オンプレミスActive DirectoryとAzure Active Directoryの違い

・利用目的の違い
そもそもActive DirectoryとAzure Active Directoryでは利用目的の違いがあることが第一に挙げられます。Active Directoryはオンプレミス環境のサーバーに対する認証の基盤として組織単位で社内ネットワークで利用されるのに対し、Azure Active Directoryはクラウドサービスに対するアカウント認証の基盤であり、クラウドのサービスを利用することが目的で利用されます。

・認証プロトコルの違い
Active Directoryでは、kerberosプロトコルを利用した認証を行っており、ファイルサーバーなどのディレクトリ へのアクセスはLDAPを使用しますが、Azure Active Directoryでは複数のクラウド用プロトコル認証に対応(SAML、WS-Federation、OpenID Connect、OAuth)しており、プロトコルに対応するサービスであればシングルサインオンが利用可能です。

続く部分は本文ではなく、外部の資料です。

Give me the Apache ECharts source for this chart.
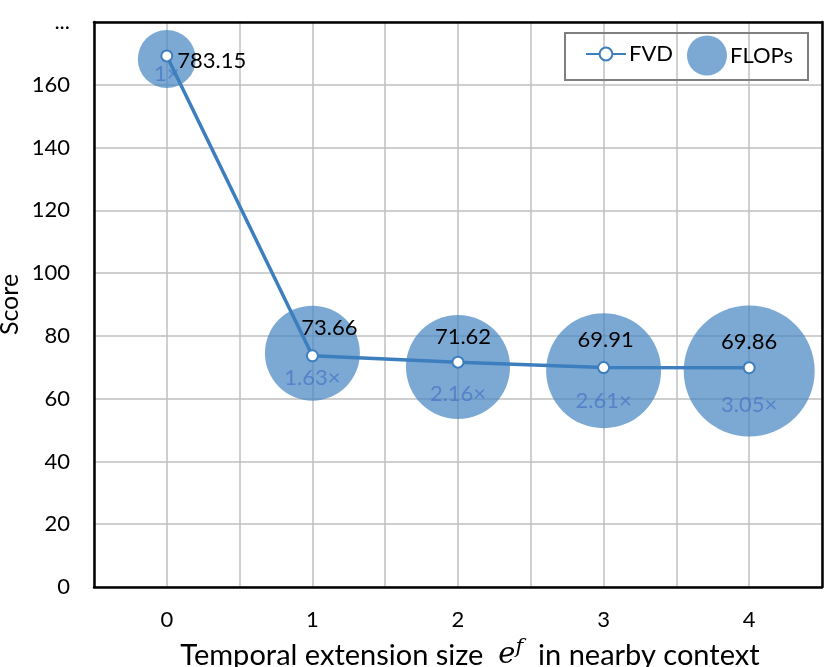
<!DOCTYPE html>
<html>
<head>
<meta charset="utf-8">
<script src="https://cdn.jsdelivr.net/npm/echarts@6/dist/echarts.min.js"></script>
<style>html,body{margin:0;padding:0;background:#fff;}#c{width:831px;height:667px;}</style>
</head>
<body>
<div id="c"></div>
<script>
// ---- data ----
var extSizes = [0, 1, 2, 3, 4];
var fvdLabels = [783.15, 73.66, 71.62, 69.91, 69.86];   // true FVD values (label text)
var fvdPlotted = [169.2, 73.66, 71.62, 69.91, 69.86];   // plotted position (broken axis for 783.15)
var flopsRatio = [1, 1.63, 2.16, 2.61, 3.05];           // FLOPs label values
var bubbleY = [168.2, 74.5, 70.1, 68.9, 68.8];          // bubble centre (score axis)
var bubbleArea = [1, 2.68, 3.22, 3.93, 5.1];            // relative bubble area
var yTicks = [0, 20, 40, 60, 80, 100, 120, 140, 160, 180];
var yTickLabels = ['0', '20', '40', '60', '80', '100', '120', '140', '160', '...'];

var FONT = 'Lato';
var chart = echarts.init(document.getElementById('c'));

var lineData = extSizes.map(function (x, i) {
  var item = { value: [x, fvdPlotted[i]], label: {} };
  if (i === 0) { item.label = { position: 'right', distance: 4, offset: [0, 5] }; }
  if (i === 1) { item.label = { offset: [17, -2] }; }
  if (i === 2) { item.label = { offset: [5, 0] }; }
  if (i === 3) { item.label = { offset: [2, -2] }; }
  return item;
});
var bubbleData = extSizes.map(function (x, i) {
  return [x, bubbleY[i], bubbleArea[i], flopsRatio[i]];
});

var borderAxis = { show: true, onZero: false, lineStyle: { color: '#000', width: 2.5 } };

chart.setOption({
  animation: false,
  backgroundColor: '#fff',
  textStyle: { fontFamily: FONT },
  grid: { left: 94, right: 9, top: 22, bottom: 80, containLabel: false, outerBoundsMode: 'none' },
  xAxis: [{
    type: 'value', min: -0.5, max: 4.5, interval: 0.5, position: 'bottom',
    axisLine: borderAxis,
    axisTick: { show: false },
    splitLine: { show: true, lineStyle: { color: '#bfbfbf', width: 1.5 } },
    axisLabel: {
      color: '#000', fontSize: 22, fontFamily: FONT, margin: 22,
      formatter: function (v) {
        var idx = extSizes.indexOf(v);
        return idx >= 0 ? String(extSizes[idx]) : '';
      }
    },
    name: 'Temporal extension size  {e|e}{sup|f}  in nearby context',
    nameLocation: 'middle', nameGap: 50, nameMoveOverlap: false,
    nameTextStyle: {
      color: '#000', fontSize: 29, fontFamily: FONT, padding: [0, 0, 0, 24],
      rich: {
        e: { fontSize: 29, fontStyle: 'italic', fontFamily: 'DejaVu Serif', color: '#000' },
        sup: { fontSize: 21, fontStyle: 'italic', fontFamily: 'DejaVu Serif', color: '#000', padding: [0, 0, 16, 0] }
      }
    }
  }, {
    type: 'value', min: -0.5, max: 4.5, interval: 0.5, position: 'top',
    axisLine: borderAxis, axisTick: { show: false }, axisLabel: { show: false }, splitLine: { show: false }
  }],
  yAxis: [{
    type: 'value', min: 0, max: 180, interval: 20, position: 'left',
    axisLine: borderAxis,
    axisTick: { show: false },
    splitLine: { show: true, lineStyle: { color: '#bfbfbf', width: 1.5 } },
    axisLabel: {
      color: '#000', fontSize: 22, fontFamily: FONT, margin: 24,
      formatter: function (v) {
        var idx = yTicks.indexOf(v);
        return idx >= 0 ? yTickLabels[idx] : '';
      }
    },
    name: 'Score', nameLocation: 'middle', nameGap: 72, nameMoveOverlap: false,
    nameTextStyle: { color: '#000', fontSize: 25, fontFamily: FONT }
  }, {
    type: 'value', min: 0, max: 180, interval: 20, position: 'right',
    axisLine: borderAxis, axisTick: { show: false }, axisLabel: { show: false }, splitLine: { show: false }
  }],
  legend: [
    {
      data: ['FVD'], left: 585, top: 43, padding: 0,
      itemWidth: 40, itemHeight: 16, itemGap: 0,
      textStyle: { color: '#000', fontSize: 22, fontFamily: FONT, padding: [0, 0, 0, -2] }
    },
    {
      data: ['FLOPs'], left: 687, top: 35.5, padding: 0,
      itemWidth: 40, itemHeight: 40, itemGap: 0,
      textStyle: { color: '#000', fontSize: 22, fontFamily: FONT, padding: [0, 0, 0, -2] }
    }
  ],
  graphic: [{
    type: 'rect', left: 564, top: 32, z: 100, silent: true,
    shape: { width: 243, height: 47 },
    style: { fill: 'transparent', stroke: '#7f7f7f', lineWidth: 2 }
  }],
  series: [
    {
      name: 'FLOPs', type: 'scatter', z: 2,
      data: bubbleData,
      symbol: 'circle',
      symbolSize: function (v) { return 58 * Math.sqrt(v[2]); },
      itemStyle: { color: '#4584c2', opacity: 0.7 },
      label: {
        show: true, position: ['50%', '76%'], align: 'center', verticalAlign: 'middle',
        color: '#4472c4', fontSize: 22, fontFamily: FONT,
        formatter: function (p) { return p.value[3] + '×'; }
      },
      emphasis: { disabled: true }
    },
    {
      name: 'FVD', type: 'line', z: 5,
      data: lineData,
      symbol: 'emptyCircle', symbolSize: 11,
      lineStyle: { color: '#3d7ebf', width: 3.5 },
      itemStyle: { color: '#3d7ebf', borderWidth: 2.5, borderColor: '#3d7ebf' },
      label: {
        show: true, position: 'top', distance: 8,
        color: '#000', fontSize: 22, fontFamily: FONT,
        formatter: function (p) { return String(fvdLabels[p.dataIndex].toFixed(2)); }
      },
      emphasis: { disabled: true }
    }
  ]
});
</script>
</body>
</html>
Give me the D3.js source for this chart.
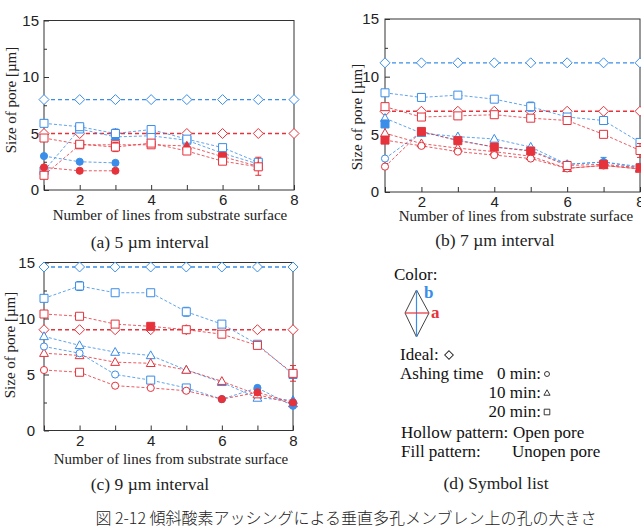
<!DOCTYPE html>
<html lang="ja">
<head>
<meta charset="UTF-8">
<title>傾斜酸素アッシングによる孔の大きさ</title>
<script src="https://d3js.org/d3.v7.min.js"></script>
<style>
  body { margin: 0; background: #fff; }
  svg { display: block; font-family: "Liberation Serif", "Times New Roman", serif; }
  .tick text { font-size: 15px; fill: #222; }
  .tick line { stroke: #333; }
  .frame { fill: none; stroke: #333; stroke-width: 1; }
  .axis-title { font-size: 15px; fill: #222; }
  .caption { font-size: 17.5px; fill: #222; }
  .legend { font-size: 17px; fill: #111; }
  .fig-caption { font-family: "Noto Sans CJK JP", sans-serif; font-size: 16px; font-weight: 300; fill: #222; }
</style>
</head>
<body>
<svg width="641" height="530"></svg>
<script>
// x = line number from substrate surface, y = pore size [um]
const lineNo = [1, 2, 3, 4, 5, 6, 7, 8];
const xTickLabels = [2, 4, 6, 8];
const yTickLabels = [0, 5, 10, 15];

// marker codes: c circle, t triangle, s square, d diamond; upper case = filled (unopen pore)
// (a) 5 um interval
const a5_ideal_b = [8, 8, 8, 8, 8, 8, 8, 8];
const a5_ideal_a = [5, 5, 5, 5, 5, 5, 5, 5];
const a5_20_b = [5.9, 5.6, 5.0, 5.35, 4.5, 3.75, 2.45];
const a5_20_b_mk = "sssssss";
const a5_20_b_err = [0.2, 0.3, 0.4, 0.2, 0, 0.2, 0.2];
const a5_10_b = [1.7, 5.4, 4.7, 4.8, 4.4, 3.25, 2.3];
const a5_10_b_mk = "ssTssTs";
const a5_20_a = [4.6, 4.05, 3.8, 4.15, 3.45, 2.55, 2.05];
const a5_20_a_mk = "sssssss";
const a5_20_a_err = [0.2, 0.2, 0.4, 0.3, 0, 0.2, 0.3];
const a5_10_a = [1.3, 4.0, 4.0, 4.0, 3.9, 2.95, 2.1];
const a5_10_a_mk = "ssssTST";
const a5_10_a_err = [0, 0, 0, 0, 0, 0, 0.8];
const a5_0_b = [3.0, 2.5, 2.4];
const a5_0_b_mk = "CCC";
const a5_0_a = [2.0, 1.7, 1.7];
const a5_0_a_mk = "CCC";

// (b) 7 um interval
const b7_ideal_b = [11.2, 11.2, 11.2, 11.2, 11.2, 11.2, 11.2, 11.2];
const b7_ideal_a = [7.0, 7.0, 7.0, 7.0, 7.0, 7.0, 7.0, 7.0];
const b7_20_b = [8.6, 8.2, 8.4, 8.05, 7.4, 6.5, 6.2, 4.3];
const b7_20_b_mk = "ssssssss";
const b7_20_b_err = [0, 0, 0, 0, 0.4, 0.2, 0.3, 0];
const b7_20_a = [7.4, 6.5, 6.6, 6.7, 6.4, 6.2, 5.0, 3.6];
const b7_20_a_mk = "ssssssss";
const b7_20_a_err = [0.2, 0, 0, 0, 0, 0, 0, 0.6];
const b7_10_b = [6.4, 5.1, 4.8, 4.6, 3.9, 2.4, 2.6, 2.1];
const b7_10_b_mk = "ttttttTT";
const b7_10_b_err = [0, 0, 0, 0, 0, 0, 0.4, 0];
const b7_10_a = [5.1, 4.2, 3.8, 3.5, 3.1, 2.05, 2.3, 2.0];
const b7_10_a_mk = "tttttttt";
const b7_0_b = [2.9, 5.2, 4.5, 3.9, 3.6, 2.4, 2.6, 2.2];
const b7_0_b_mk = "ccccccCC";
const b7_0_a = [2.2, 5.25, 4.45, 3.9, 3.55, 2.3, 2.4, 2.1];
const b7_0_a_mk = "cSSSSsSS";
const b7_u_a = [4.5, 4.0, 3.5, 3.2, 2.9, 2.05, 2.3, 2.0];
const b7_u_a_mk = "Scccccct";
const b7_u_b = [5.9];
const b7_u_b_mk = "S";

// (c) 9 um interval
const c9_ideal_b = [14.6, 14.6, 14.6, 14.6, 14.6, 14.6, 14.6, 14.6];
const c9_ideal_a = [9.0, 9.0, 9.0, 9.0, 9.0, 9.0, 9.0, 9.0];
const c9_20_b = [11.8, 12.9, 12.3, 12.3, 10.6, 9.5, 7.7, 5.0];
const c9_20_b_mk = "ssssssss";
const c9_20_b_err = [0, 0.4, 0, 0, 0.4, 0, 0.2, 0];
const c9_20_a = [10.4, 10.2, 9.5, 9.3, 9.0, 8.6, 7.6, 5.1];
const c9_20_a_mk = "sssSssss";
const c9_20_a_err = [0.2, 0, 0.2, 0, 0, 0.3, 0, 0.7];
const c9_10_b = [8.4, 7.6, 7.0, 6.7, 5.4, 4.3, 2.9, 2.7];
const c9_10_b_mk = "tttttttT";
const c9_10_a = [6.9, 6.7, 6.1, 6.0, 5.4, 4.4, 3.2, 2.4];
const c9_10_a_mk = "tttttttT";
const c9_0_b = [7.5, 6.9, 5.0, 4.5, 3.8, 2.8, 3.8, 2.2];
const c9_0_b_mk = "cccssCCC";
const c9_0_b_err = [0, 0, 0, 0.3, 0.3, 0, 0, 0];
const c9_0_a = [5.4, 5.2, 4.0, 3.8, 3.55, 2.8, 3.4, 2.5];
const c9_0_a_mk = "cscccCCC";

const COL = { a: "#e5323b", b: "#3a8de8" };

const svg = d3.select("svg");

// series table built from the arrays above
function s(color, values, mk, err) {
    return { color, values, mk, err: err || [] };
}

const panels = [
    {
        caption: "(a) 5 µm interval", capX: 150, capY: 248,
        x0: 44, x1: 294, y0: 190, y1: 20.5, yLabelX: 11, yLabelY: 100, yPad: 5, xPad: 4,
        xTitleX: 170, xTitleY: 220,
        series: [
            s("b", a5_ideal_b, "dddddddd"), s("a", a5_ideal_a, "dddddddd"),
            s("b", a5_10_b, a5_10_b_mk), s("b", a5_20_b, a5_20_b_mk, a5_20_b_err),
            s("a", a5_10_a, a5_10_a_mk, a5_10_a_err), s("a", a5_20_a, a5_20_a_mk, a5_20_a_err),
            s("b", a5_0_b, a5_0_b_mk), s("a", a5_0_a, a5_0_a_mk)
        ]
    },
    {
        caption: "(b) 7 µm interval", capX: 495, capY: 246,
        x0: 385, x1: 640, y0: 192, y1: 19, yLabelX: 357, yLabelY: 117, yPad: 6, xPad: 4,
        xTitleX: 516, xTitleY: 221,
        series: [
            s("b", b7_ideal_b, "dddddddd"), s("a", b7_ideal_a, "dddddddd"),
            s("b", b7_20_b, b7_20_b_mk, b7_20_b_err), s("a", b7_20_a, b7_20_a_mk, b7_20_a_err),
            s("b", b7_10_b, b7_10_b_mk, b7_10_b_err), s("a", b7_10_a, b7_10_a_mk),
            s("b", b7_0_b, b7_0_b_mk), s("a", b7_u_a, b7_u_a_mk), s("a", b7_0_a, b7_0_a_mk),
            s("b", b7_u_b, b7_u_b_mk)
        ]
    },
    {
        caption: "(c) 9 µm interval", capX: 150, capY: 490,
        x0: 44, x1: 293, y0: 430.5, y1: 262.5, yLabelX: 10, yLabelY: 345, yPad: 9, xPad: 5,
        xTitleX: 171, xTitleY: 464,
        series: [
            s("b", c9_ideal_b, "dddddddd"), s("a", c9_ideal_a, "dddddddd"),
            s("b", c9_20_b, c9_20_b_mk, c9_20_b_err), s("a", c9_20_a, c9_20_a_mk, c9_20_a_err),
            s("b", c9_10_b, c9_10_b_mk), s("a", c9_10_a, c9_10_a_mk),
            s("b", c9_0_b, c9_0_b_mk, c9_0_b_err), s("a", c9_0_a, c9_0_a_mk)
        ]
    }
];

// marker path around (0,0)
function markerPath(type) {
    switch (type.toLowerCase()) {
        case "c": return d3.symbol(d3.symbolCircle, 40)();
        case "t": return "M0,-4.6L4.4,3.2L-4.4,3.2Z";
        case "s": return "M-4,-4H4V4H-4Z";
        default: return "M0,-5L5,0L0,5L-5,0Z";
    }
}

panels.forEach(p => {
    const x = d3.scaleLinear().domain([1, 8]).range([p.x0, p.x1]);
    const y = d3.scaleLinear().domain([0, 15]).range([p.y0, p.y1]);
    const g = svg.append("g");

    // inward ticks
    g.append("g").attr("transform", `translate(0,${p.y0})`)
        .call(d3.axisBottom(x).tickValues(lineNo).tickSize(-5).tickPadding(p.xPad)
            .tickFormat(d => xTickLabels.includes(d) ? d : ""))
        .call(a => a.select(".domain").remove());
    g.append("g").attr("transform", `translate(${p.x0},0)`)
        .call(d3.axisLeft(y).tickValues(yTickLabels).tickSize(-5).tickPadding(p.yPad))
        .call(a => a.select(".domain").remove());
    g.append("g").attr("transform", `translate(${p.x0},0)`)
        .call(d3.axisLeft(y).tickValues([2.5, 7.5, 12.5]).tickSize(-3).tickFormat(""))
        .call(a => a.select(".domain").remove());

    g.append("rect").attr("class", "frame")
        .attr("x", p.x0).attr("y", p.y1)
        .attr("width", p.x1 - p.x0).attr("height", p.y0 - p.y1);

    const line = d3.line().x((d, i) => x(lineNo[i])).y(d => y(d));

    p.series.forEach(ser => {
        const c = COL[ser.color];
        const ideal = ser.mk[0] === "d";
        g.append("path").datum(ser.values)
            .attr("d", line)
            .attr("fill", "none")
            .attr("stroke", c)
            .attr("stroke-opacity", ideal ? 1 : 0.8)
            .attr("stroke-width", ideal ? 1.4 : 1)
            .attr("stroke-dasharray", ideal ? "4,3" : "3,2");

        ser.values.forEach((v, i) => {
            const e = ser.err[i] || 0;
            if (e > 0) {
                const cx = x(lineNo[i]);
                g.append("path")
                    .attr("d", `M${cx},${y(v - e)}V${y(v + e)}M${cx - 3},${y(v - e)}h6M${cx - 3},${y(v + e)}h6`)
                    .attr("stroke", c).attr("stroke-width", 1).attr("fill", "none");
            }
        });

        g.selectAll(null).data(ser.values).join("path")
            .attr("transform", (d, i) => `translate(${x(lineNo[i])},${y(d)})`)
            .attr("d", (d, i) => markerPath(ser.mk[i]))
            .attr("fill", (d, i) => ser.mk[i] === ser.mk[i].toUpperCase() ? c : "#fff")
            .attr("stroke", c)
            .attr("stroke-width", 1);
    });

    g.append("text").attr("class", "axis-title")
        .attr("transform", `translate(${p.yLabelX},${p.yLabelY}) rotate(-90)`)
        .attr("text-anchor", "middle").attr("dy", "0.35em")
        .text("Size of pore [µm]");
    g.append("text").attr("class", "axis-title")
        .attr("x", p.xTitleX).attr("y", p.xTitleY).attr("text-anchor", "middle")
        .text("Number of lines from substrate surface");
    svg.append("text").attr("class", "caption")
        .attr("x", p.capX).attr("y", p.capY).attr("text-anchor", "middle")
        .text(p.caption);
});

// (d) symbol list
const lg = svg.append("g").attr("class", "legend");
lg.append("text").attr("x", 394).attr("y", 280).text("Color:");
lg.append("path").attr("d", "M416.5,290L429,313L416.5,337L405,313Z")
    .attr("fill", "none").attr("stroke", "#444").attr("stroke-width", 1);
lg.append("line").attr("x1", 416.5).attr("x2", 416.5).attr("y1", 290).attr("y2", 337)
    .attr("stroke", COL.b).attr("stroke-width", 1.2);
lg.append("line").attr("x1", 405).attr("x2", 429).attr("y1", 313).attr("y2", 313)
    .attr("stroke", COL.a).attr("stroke-width", 1.2);
lg.append("text").attr("x", 424).attr("y", 298).attr("fill", COL.b)
    .attr("font-weight", "bold").text("b");
lg.append("text").attr("x", 431).attr("y", 318).attr("fill", COL.a)
    .attr("font-weight", "bold").text("a");

lg.append("text").attr("x", 400).attr("y", 360).text("Ideal:");
lg.append("text").attr("x", 400).attr("y", 379).text("Ashing time");
const legendRows = [["0 min:", 379, "c"], ["10 min:", 398, "t"], ["20 min:", 417, "s"]];
legendRows.forEach(r => {
    lg.append("text").attr("x", 541).attr("y", r[1]).attr("text-anchor", "end").text(r[0]);
    lg.append("path").attr("transform", `translate(547,${r[1] - 5}) scale(0.7)`)
        .attr("d", markerPath(r[2])).attr("fill", "none").attr("stroke", "#222").attr("stroke-width", 1.3);
});
lg.append("path").attr("transform", "translate(449,355) scale(0.85)")
    .attr("d", markerPath("d")).attr("fill", "none").attr("stroke", "#222").attr("stroke-width", 1.2);
lg.append("text").attr("x", 401).attr("y", 438).text("Hollow pattern:");
lg.append("text").attr("x", 513).attr("y", 438).text("Open pore");
lg.append("text").attr("x", 401).attr("y", 457).text("Fill pattern:");
lg.append("text").attr("x", 512).attr("y", 457).text("Unopen pore");
svg.append("text").attr("class", "caption").attr("x", 496).attr("y", 489)
    .attr("text-anchor", "middle").text("(d) Symbol list");

svg.append("text").attr("class", "fig-caption")
    .attr("x", 346).attr("y", 524).attr("text-anchor", "middle")
    .text("図 2-12 傾斜酸素アッシングによる垂直多孔メンブレン上の孔の大きさ");
</script>
</body>
</html>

ディレクトリへのアクセスはRESTベースのAPIを使用します。また、Azure Active Directoryのデータセンターにパスワードをキャッシュすることでセキュリティ面でも高い安全性を得ることが可能です。

・アクセス許可の違い
Active Directoryではユーザー・グループ単位でアクセス許可を行いますが、Azure Active Directoryではユーザー・グループ単位に加えて、IPサブネット単位、デバイス単位など様々な単位で管理が可能です。

・デバイス管理方法の違い
Active Directoryではポリシー機能により会社のルールに沿ったポリシーを適用しまとめてデバイスを管理します。Azure Active Directoryの場合、Azure Active DirectoryとIntuneを併用して登録したデバイス管理を行います。

・機能追加の違い(アプリケーション管理)
Active Directoryでは、新たに機能追加・拡張を行う場合そのサービスが動作するサーバの構築が必要になるため費用・時間がかかりますが、Azure Active Directoryで新たに機能追加・拡張を行う場合、クラウド上に存在するサービスを有効化するだけで安易に追加可能なため、オンプレ環境に比べて費用・時間の削減となります。

・費用の違い
費用についてはそもそもオンプレミス環境とクラウド環境という大きな違いがあるため、Active Directoryではサーバーの購入やデータセンターの運用など初期費用がかかります。しかしAzure Active Directoryの場合、クラウド環境のため費用は従量課金制となっており時間・コスト削減にもつながります。機能追加・利用料金の変更なども定期的に更新される点も大きく違います。